An unfortunate (if not unusual) syndrome seemed afoot, in which Murray’s most ambitious vehicles were the ones for which he was the least rewarded by audiences. Fortunately, the best was still to come. In 1993, he cracked up beautifully as the Pennsylvania weatherman stuck in the unending Jacques Rivette–meets–Frank Capra lunacy of Groundhog Day, then exuded real menace as the gangster trying his hand at standup in Mad Dog and Glory. Everything had at last converged: Groundhogwas a terrific role in a terrific movie that also happened to be a smash hit, and it gave Murray his best (and least bestial) leading lady, Andie MacDowell, with whom he played some very charming romantic scenes. Mad Dog is less well-known, though those of us who saw Murray in it were startled by how scary he could be, and by how deftly he upstaged Robert De Niro.

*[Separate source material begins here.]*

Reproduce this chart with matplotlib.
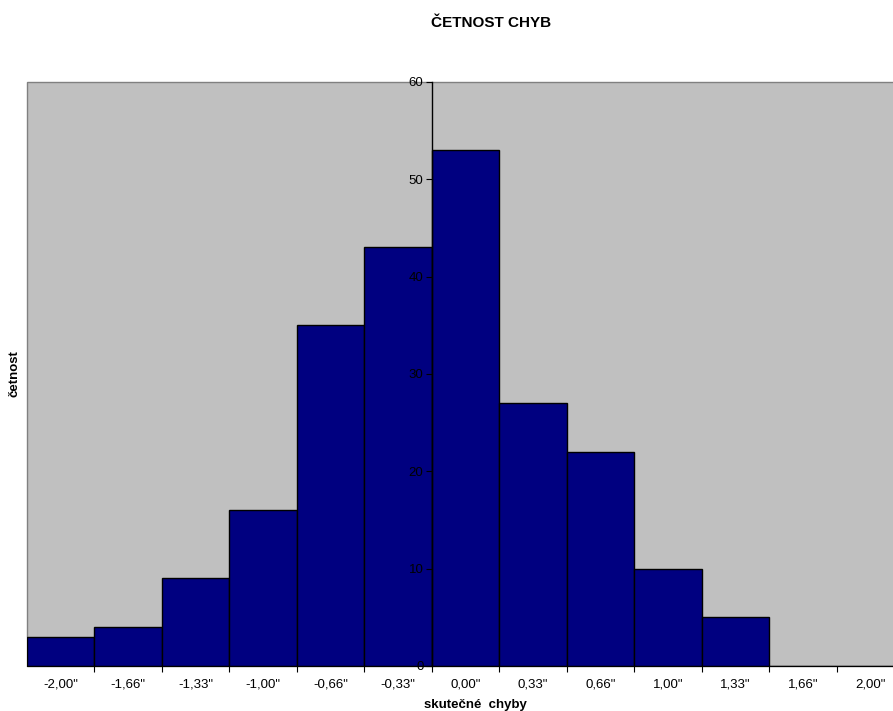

The road to Rushmore was paved with more supporting work in offbeat projects (Ed Wood, Kingpin), mixed in with two poorly received star vehicles: Larger Than Life(which was actually quite good) and The Man Who Knew Too Little (which wasn’t). Of course, Rushmore was the breakthrough, and it seems unlikely that Murray would have so soon been cast as Polonius in Michael Almereyda’s extraordinary Hamlet or as the ventriloquist in Tim Robbins’ Cradle Will Rock without it. It’s worth noting, however, that Rushmore director Wes Anderson had been inspired to cast Murray on the basis of his admiration for the actor’s earliest screen work — a reminder that, even 20 years earlier, it was possible to see just how poignant this sad clown could be.

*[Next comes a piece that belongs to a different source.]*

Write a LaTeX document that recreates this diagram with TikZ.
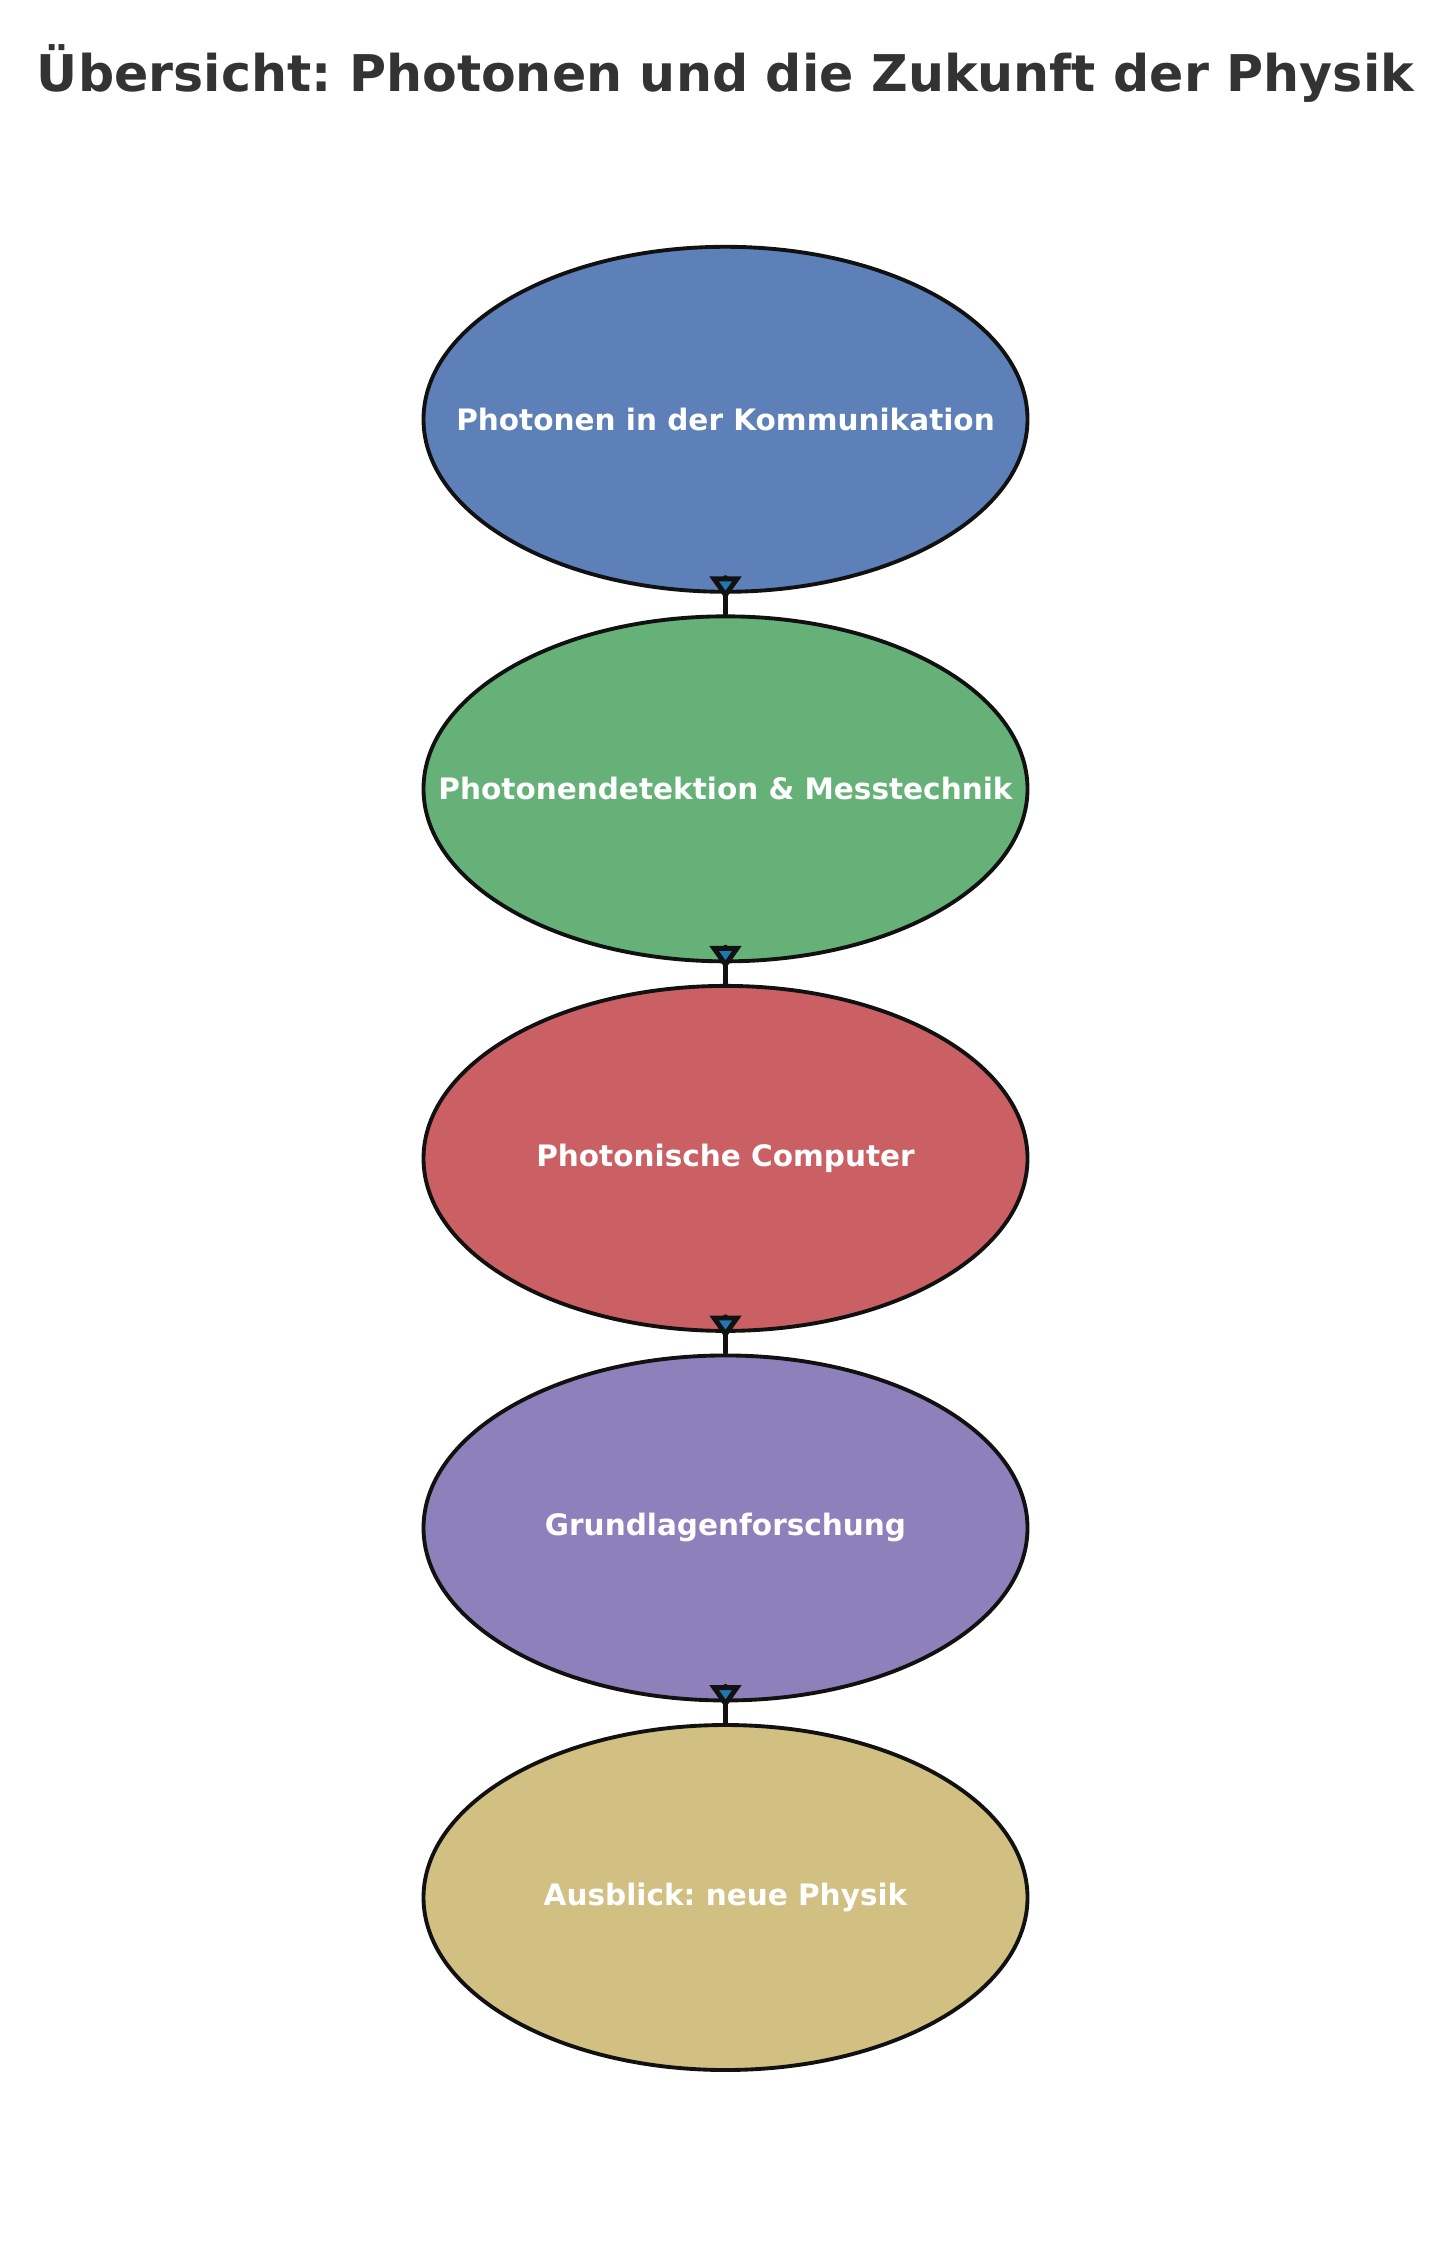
\documentclass[tikz,border=0pt]{standalone}
\usepackage{fontspec}
\setmainfont{DejaVu Sans}
\frenchspacing
\usetikzlibrary{shapes.geometric,arrows.meta}

\definecolor{titlegray}{HTML}{333333}
\definecolor{edgeblack}{HTML}{111111}
\definecolor{tipblue}{HTML}{1F77B4}
\definecolor{stageblue}{HTML}{5E80B8}
\definecolor{stagegreen}{HTML}{66B177}
\definecolor{stagered}{HTML}{CA6063}
\definecolor{stagepurple}{HTML}{8E80BA}
\definecolor{stagetan}{HTML}{D1C082}

\tikzset{
    stage/.style={ellipse, draw=edgeblack, line width=1.1pt, minimum width=6.04cm,
        minimum height=3.45cm, inner sep=0pt, text=white,
        font=\fontsize{8.4}{10}\selectfont\bfseries},
    flow/.style={draw=edgeblack, line width=1.4pt, line cap=round, line join=round,
        -{Triangle[length=2.3mm,width=3.1mm,fill=tipblue]},
        shorten <=-2mm, shorten >=1.5mm},
}

\begin{document}
\begin{tikzpicture}
\useasboundingbox (0,0) rectangle (14.51,-22.44);

% Draw the title
\node[text=titlegray, font=\fontsize{14.4}{17}\selectfont\bfseries, anchor=base]
    (title) at (7.255,-0.917) {Übersicht: Photonen und die Zukunft der Physik};

% Draw the stages from top to bottom
\foreach[count=\i] \lbl/\col in {
    Photonen in der Kommunikation/stageblue,
    Photonendetektion \& Messtechnik/stagegreen,
    Photonische Computer/stagered,
    Grundlagenforschung/stagepurple,
    Ausblick: neue Physik/stagetan} {
    \node[stage, fill=\col] (s\i) at (7.255,{-4.193-3.6955*(\i-1)}) {\makebox[0pt]{\lbl}};
}

% Draw the arrows between the stages
\foreach[evaluate=\i as \j using int(\i+1)] \i in {1,...,4} {
    \draw[flow] (s\i.south) -- (s\j.north);
}

\end{tikzpicture}
\end{document}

Is Oscar finally ready for Bill Murray? It’s a tricky question, but one that is already on the lips of many, as word of Lost in Translation— where his Bob Harris, an over-the-hill American actor stuck in Japan filming a whiskey commercial, is just the sort of man Larry Darrell feared becoming — begins to circulate. But as critic David Edelstein once pointed out, “The last male clown — and the only one in about 25 years — to get an Academy Award had to have a concentration camp around him.” Then again, Murray (like Peter Sellers, who managed two nominations, but never won) is no ordinary clown; he might be able to land Oscar, though he’ll likely be out on the putting green (and, perhaps, finally cracking a satisfied smile) when his name is called. And if he is passed over, there will be more chances. Presently, Murray is lined up to play two autumnal patriarchs: again for Wes Anderson, as oceanographer father to Owen Wilson’s estranged son in The Life Aquatic; then, for the gifted Noah Baumbach (Kicking & Screaming, Mr. Jealousy), lusting after his son’s girlfriend in The Squid and the Whale. Dysfunctional fatherhood may prove to be his strongest suit yet, or maybe just the thing that makes everyone finally realize that Bill Murray is a treasure — worth thinking, writing and worrying about — and one of the things that keep us going to the movies.